Should I cross-validate a logistic regression model that will not be used to make predictions?

Question

Apologies if this question doesn't make much sense and if it is overly long. I had some basic stats training at university, but there are lots of gaps in my knowledge which I've gradually been trying to fill in, but I've been getting into a bit of muddle when it comes to model selection, specifically in this case about how to choose between a series of logistic regression models and whether cross-validation is necessary for non-predictive logistic regression models.

The models are based around inferring the variables that are most strongly related to the outcomes of complaints against practitioners in a profession over a three year period.

Ideally, I want to choose a relatively parsimonious model that best fits the data during the time period.
The model will not be used to make predictions on future outcomes, but to make inferences about decisions during the time period.

I've been going with a choosing a model taking into account AIC and BIC scores. I read that judging models based on AIC scores was best for using those models to make predictions, and BIC scores were better for choosing 'truer' models based upon the data used to fit the model. I thought I had developed a relatively good model based upon this approach, but am now not too sure.

My supervisor ran another model using stepwise selection, as that was how it had been done for previous research. The model produced has a relatively low BIC score in comparison to the ones I've developed, and relatively high AIC score, but is quite different in terms of a few of the independent variables it contains. I've read that stepwise selection is not a good way to select a model and would not want to go with this approach overall if possible. But then, I now feel like I need to further justify the models I produced and am not sure entirely how to do this.

Also, given how different the independent variables of lesser significance (based upon higher p-values) in the model are when comparing the stepwise model developed by my supervisor and the one I came up with, I'm thinking there may be a multitude of models that would give relatively low BIC scores and I am not sure how to choose between them.

My supervisor has also produced some pseudo R-squared measures for his model (Cox-Snell and Nagelkerke), and I have compared these to the ones I've produced, but there's no overall conclusion to this. They are all quite similar in score. I am not entirely sure whether comparing models based on pseudo R-squared measures is a good idea, and from what I've read, it doesn't seem like it would be.

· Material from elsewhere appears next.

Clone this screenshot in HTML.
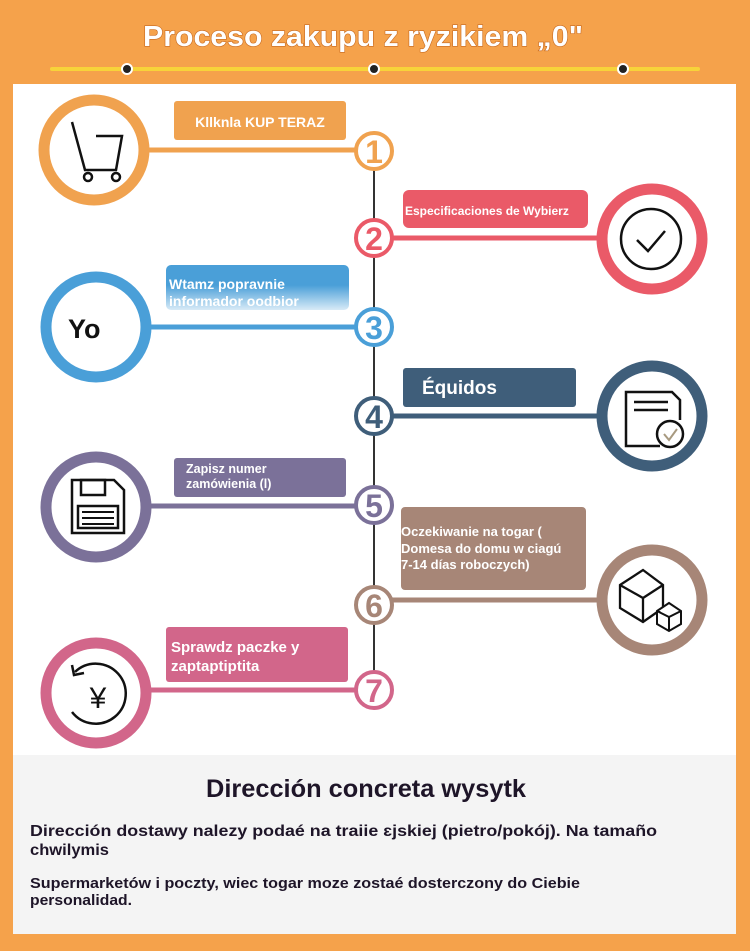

I have a bit of knowledge of how cross-validation works, and how it is used to validate predictive models by holding out test sets from training sets. I'm not altogether sure however, whether this process would be needed for non-predictive models, and whether it would be useful to choose between the models I've developed if they aren't to be used for predictive purposes.

So, basically, I have a few questions:

Is cross-validation useful in choosing between inferential models that will not be used to make predictions?
If the BIC scores from a model produced by stepwise regression are relatively low in comparison to other models, would it be a useful model despite all of the drawbacks of stepwise regression?
Is comparing models from the same dataset by using pseudo R-squared scores a bad idea?
What approach would you take to choose between competing regression models that will not be used for prediction?

Hope this makes sense. Any help would be greatly appreciated.

Edit: To elaborate, there are just over 1000 cases and around 50 dummy variables to choose from, most of these variables appear to be insignificant. There are two variables that appear in every model, and then around 10-15 others that may help improve the model. The model with the lowest AIC has 11 independent variables, and the one with the lowest BIC has 9 independent variables. All of the variables are categorical.

I was hoping to go with a more parsimonious model as I thought that when making inferences and not predictions, it helps to represent a more stable representation of the data generating process, and a less bloated model when trying to explain it to non-researchers, but I'm not sure if this is right or not. I'm not sure how to phrase exactly how parsimonious the model would ideally be. I think I have previously been taught to depend on p-values too heavily, and shouldn't think so much about the statistical significance of the variables. Ideally I would like the coefficients of the variables in the model to stay relatively stable across models and improve upon model fit perhaps.

I think I'm gradually discovering about the amount of uncertainty involved in all of this and how it is also an art as well as a science.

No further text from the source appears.